Gassen: "Ergebnisse ohne falsche Emotionalität betrachten"

Gassen plädierte indes dafür, die Resultate der Studie ohne falsche Emotionalität zu betrachten. "Das Ergebnis überrascht uns natürlich nicht. Medizin wird ambulanter", sagte er. Gleichzeitig leiste sich Deutschland ein Krankenhauslevel von Häusern und Betten, das in Europa einzigartig sei. Doch dürften Kliniken dürften auch nicht nur nach Rentabilitätsgesichtskriterien beurteilt werden.

Einig waren sich alle, dass die Steigerung der jährlichen Krankenhausfälle von 17 auf 18,5 Millionen fast ausschließlich auf eine gestiegene Zahl von Notfallbehandlungen zurückzuführen sei. Gassen: "Vielleicht ist es auch die Bequemlichkeit einiger Patienten. Da kann ich auch abends um acht hingehen und muss keinen Termin machen."

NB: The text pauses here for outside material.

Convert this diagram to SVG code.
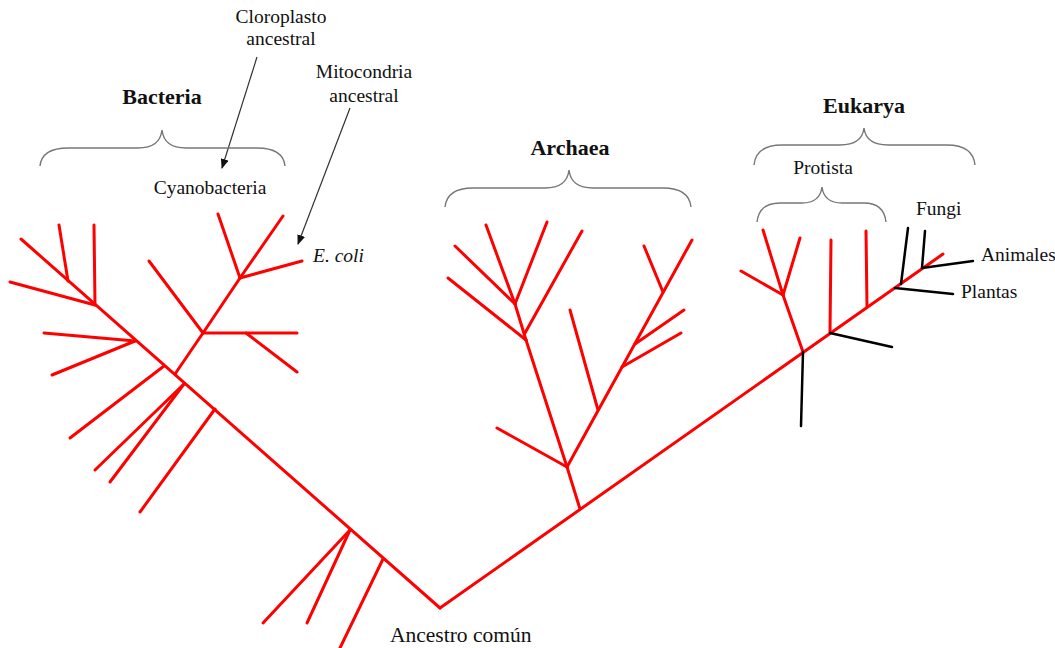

Die StudieDie Zi-Wissenschaftler haben bei ihrer Studie Statistiken des Statistischen Bundesamts zu diagnosebezogenen Fallgruppen (DRG) von Kliniken sowie vertragsärztliche Abrechnungsdaten der KVen aus 2011 genutzt. Die ambulanten und stationären Versorgungsdaten wurden für den jeweiligen Versorgungsbedarf bezüglich Alter, Geschlecht, Erkrankungshäufigkeit und Sozialstruktur adjustiert, damit sie vergleichbar sind.

Der Versorgungsatlaswww.versorgungsatlas.deist eine Einrichtung des Zentralinstituts für die kassenärztliche Versorgung (Zi). Schwerpunkt der Studien sind regionale Unterschiede in der Versorgung sowie deren unterschiedliche Strukturen und Abläufe. Die Analysen sollen Anhaltspunkte liefern, wie die Versorgung verbessert werden kann. In Diskussionsforen kann jeder Beitrag öffentlich diskutiert werden. Die Analysen der Wissenschaftler basieren auf den bundesweiten Abrechnungsdaten der vertragsärztlichen Versorgung in Deutschland. Die Internet-Plattform steht aber auch anderen Forschergruppen zur Verfügung, die ihre Untersuchungen nach einem Peer-Review dort veröffentlichen können.